Well, happy birthday, Amy! Eat cake and have a nice dinner (in that order, because you don’t want spoil your dessert).
Excellent advice, Todd. Thank you!!
Happy Birthday Amy. You don’t look a day over 30. Here’s hoping that you keep the giggles coming over the next year till you turn 38!
Remember the path to youth is in eating lots and lots of yummy BRAINS!! Well BRAINS and bran.
I always get those two confused.
Thanks, Bob!!
Happy Birthday sweety. I feel the same way sometimes. I’ll be 25 come the 23rd of next month and I’ve been working at my parents luncheonette with no intentions of owning the place eventually. We should start a movement…to get ourselves moving. lol sounded better in my head…

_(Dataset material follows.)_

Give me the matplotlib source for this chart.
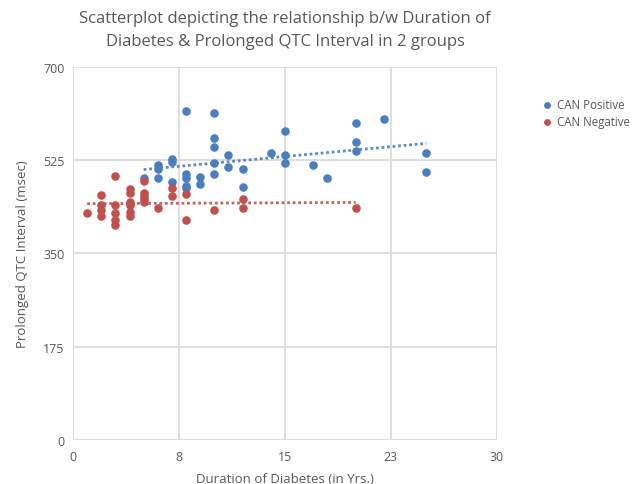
import matplotlib
matplotlib.use("Agg")
import matplotlib.pyplot as plt
import numpy as np

plt.rcParams['font.family'] = ['Open Sans', 'DejaVu Sans']

# CAN Positive (duration in yrs, QTc msec)
pos_x = [8, 10, 10, 10, 10, 10, 15, 15, 15, 14, 11, 11, 12, 12, 9, 9,
         8, 8, 8, 8, 7, 7, 7, 6, 6, 6, 5, 20, 22, 20, 20, 25, 25, 17, 18]
pos_y = [618, 613, 566, 550, 520, 500, 579, 535, 519, 539, 535, 513, 508, 474, 494, 480,
         500, 491, 477, 472, 528, 522, 484, 516, 508, 491, 491, 594, 603, 560, 543, 538, 502, 516, 491]

# CAN Negative
neg_x = [1, 2, 2, 2, 2, 3, 3, 3, 3, 3, 4, 4, 4, 4, 4, 4,
         5, 5, 5, 5, 5, 6, 7, 7, 8, 8, 10, 12, 12, 20]
neg_y = [425, 459, 440, 432, 420, 495, 440, 425, 412, 404, 471, 463, 446, 441, 428, 421,
         486, 464, 458, 452, 446, 435, 472, 457, 461, 412, 431, 452, 435, 435]

x_ticks = [0, 7.5, 15, 22.5, 30]
x_labels = ["0", "8", "15", "23", "30"]
y_ticks = [0, 175, 350, 525, 700]

blue = "#4A7EBF"
red = "#C0504D"
txt = "#595959"

fig = plt.figure(figsize=(6.37, 4.85), dpi=100)
ax = fig.add_axes([0.1146, 0.0907, 0.6656, 0.7693])

ax.scatter(pos_x, pos_y, s=38, color=blue, zorder=3, label="CAN Positive", linewidths=0)
ax.scatter(neg_x, neg_y, s=38, color=red, zorder=3, label="CAN Negative", linewidths=0)

for xs, ys, c in [(pos_x, pos_y, blue), (neg_x, neg_y, red)]:
    k, b = np.polyfit(xs, ys, 1)
    xx = np.array([min(xs), max(xs)])
    ax.plot(xx, k * xx + b, linestyle=(0, (1, 1)), color=c, lw=2.0, zorder=2, alpha=0.9)

ax.set_xlim(0, 30)
ax.set_ylim(0, 700)
ax.set_xticks(x_ticks)
ax.set_xticklabels(x_labels)
ax.set_yticks(y_ticks)
ax.grid(True, color="#d9d9d9", lw=1.2, zorder=0)
ax.set_axisbelow(True)
for s in ax.spines.values():
    s.set_visible(False)
ax.tick_params(axis='both', colors=txt, labelsize=9, length=0, pad=6)
ax.tick_params(axis='x', pad=7)

ax.set_xlabel("Duration of Diabetes (in Yrs.)", color=txt, fontsize=9.5, labelpad=7)
ax.set_ylabel("Prolonged QTC Interval (msec)", color=txt, fontsize=9.5, labelpad=10)
ax.set_title("Scatterplot depicting the relationship b/w Duration of\nDiabetes & Prolonged QTC Interval in 2 groups",
             color=txt, fontsize=12, pad=16, linespacing=1.55)

leg = fig.legend(loc="upper left", bbox_to_anchor=(0.842, 0.805), frameon=False,
                 fontsize=8.3, handletextpad=0.4, labelspacing=0.3, markerscale=0.8,
                 handlelength=1.0, borderaxespad=0)
for t in leg.get_texts():
    t.set_color(txt)

fig.savefig("out.png", dpi=100, facecolor="white")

A movement to get moving – works for me!!
Thank you, Tony!
Congrats B-Day. Wanna trade? My 61 for your 37? Pulleeeze
No deal, sorry. Thanks, Carl!
Sorry I’m late with this but a very happy birthday to you. Love the pic and you definitely don’t look your age xxx
Thanks so much!!
PS. The labor was induced.
Happy (belated) Birthday! I’m awful with wishing happy birthdays on time so don’t feel slighted. I trust you’ll be pampered and treated like a princess well into the weekend by those close to you. If not, tell them it is actually a nation wide law that was first instituted in 1975 in the State of New York. I can’t remember what it says word for word but it goes something like “The designated date of birth of the individual constitutes seven (7) calendar days of celebration as per mandate 457.987 of the Being Awesome Code of Conduct.”
I love that law!! And, my celebration started on Tuesday and will continue well through Sunday, so I am in full compliance.
Thank you, Ian!!
I also have weak spine issues, but they’re only figurative.
Fortunately, my issues were fixed with surgery. You’ll have to deal with yours on your own.